What makes this scam possible, Friedman explains, is the premium South Asians place on “saving face.” Single men in Pakistani families take pride in their favored status, so it’s difficult for them to return home and admit they’ve been duped and abused. “Men are supposed to be masculine,” he says. “They’re supposed to be the decision makers, they’re supposed to be the ones controlling the shots. The moment that’s turned on its head, it becomes embarrassing.” As one man explained, he’d rather be a slave than lose face.
Friedman’s wife, Sylvia Yu, was the first person to report on slave husbands in the South China Morning Post in May. “Sylvia has been writing about modern slavery/human trafficking issues for years,” he says. “This topic kept coming up among migrant advocate groups based in Hong Kong when she was seeking new story ideas. At first, she wasn’t sure if it was a real issue. But after talking with many people who were in this situation, along with those people who were helping these men, she realized that this is a phenomenon that was ever-present, but never explored.”
“There are all sorts of layers of complexity in the story about Pakistani men,” explains Anti-Slavery International’s Klara Skrivankova, a high school friend of mine who recently advised in a legal case concerning a Pakistani man trafficked to Hong Kong for forced labor. “The bottom line is that those who abuse these men’s vulnerability do so because they can get away with it due to a lack of support systems and recognition of the problem by the authorities in Hong Kong.”
Hong Kong officials ignore what’s happening to these men because they deny human trafficking exists in the first place — one of the few territories in the world still in denial. In reality, it’s been estimated that as many as one in six of Hong Kong’s 340,000 foreign domestic workers are victims of labor exploitation. And there are 36 million people currently enslaved worldwide, according to the Mekong Club. More than 9 million new people enter slavery every year, at a pace of about one every four seconds.
What makes marriage trafficking particularly difficult to prosecute, Friedman adds, is an entirely new set of rules once a person is married. “There’s no expectation that a person will get paid,” he says. It’s assumed that a husband will work — overtime, if necessary — to provide for his family. It’s also assumed he’ll sacrifice a portion of his freedom to comply with the needs and wants of his new family. As a result, familial slavery in Hong Kong is completely unregulated, meaning you can do things to your spouse you’d never be able to do to a paid worker. Case in point: 98 percent of domestic violence cases in Hong Kong go unreported according to academics and charity workers.

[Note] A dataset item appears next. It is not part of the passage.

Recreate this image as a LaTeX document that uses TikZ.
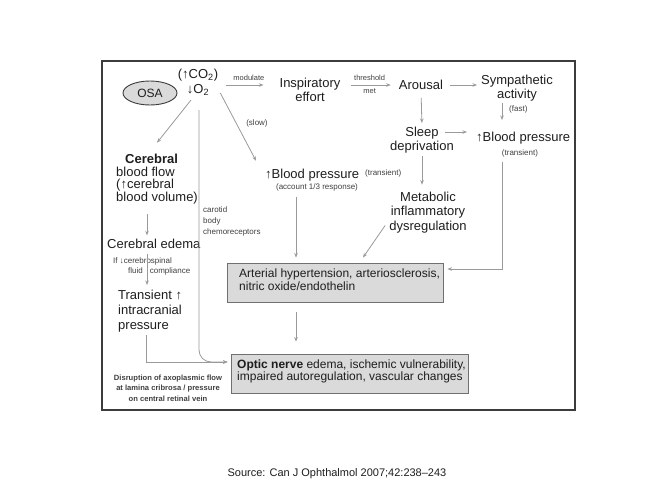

“People often say, ‘Come on, if he really wanted to he could just walk out,’” Friedman says. “But not if you’re in a foreign country and have no rights and can end up in jail at any moment.”
He offers an example: Let’s say you’re invited to Kunming, China. When you walk out of the airport, your passport and identification are taken away “for safekeeping.” You acquiesce because you’re told it’s customary, and besides, you don’t have a flight home. You’re brought to another location and told you can’t leave because if you do, you’ll be beaten and something bad will happen to your family. There’s no opportunity to communicate with anyone because you don’t speak the language. Your captors have likely already gone to the authorities, whom they’ve bribed for years, and told them you’re here illegally and a troublemaker, so you could be imprisoned at any time.
“People don’t realize how vulnerable someone is when a person has an intention to exploit them,” Friedman says.
On a more positive note, in December 2012, Ashraf escaped his wife and her family, with assistance from 43-year-old Bindar Singh, a man he met on the streets who gave him food and money and helped him find a free place to stay. However, he remains concerned that his wife’s brothers will retaliate against him, and he’s yet to return to Pakistan.
But Friedman is still optimistic.
“I do feel that these men will go home [eventually],” he says. “Most have remained in Hong Kong because they’re ashamed and embarrassed to face their families. But by telling their stories, they’ve taken the first step. The next step is to rebuild their lives and move on. For this to happen, we need to support them in a way that avoids them losing face. This is why telling these stories is so important. It helps to generate empathy and compassion for those who have been victimized. It also helps to prevent others from falling into the same trap.”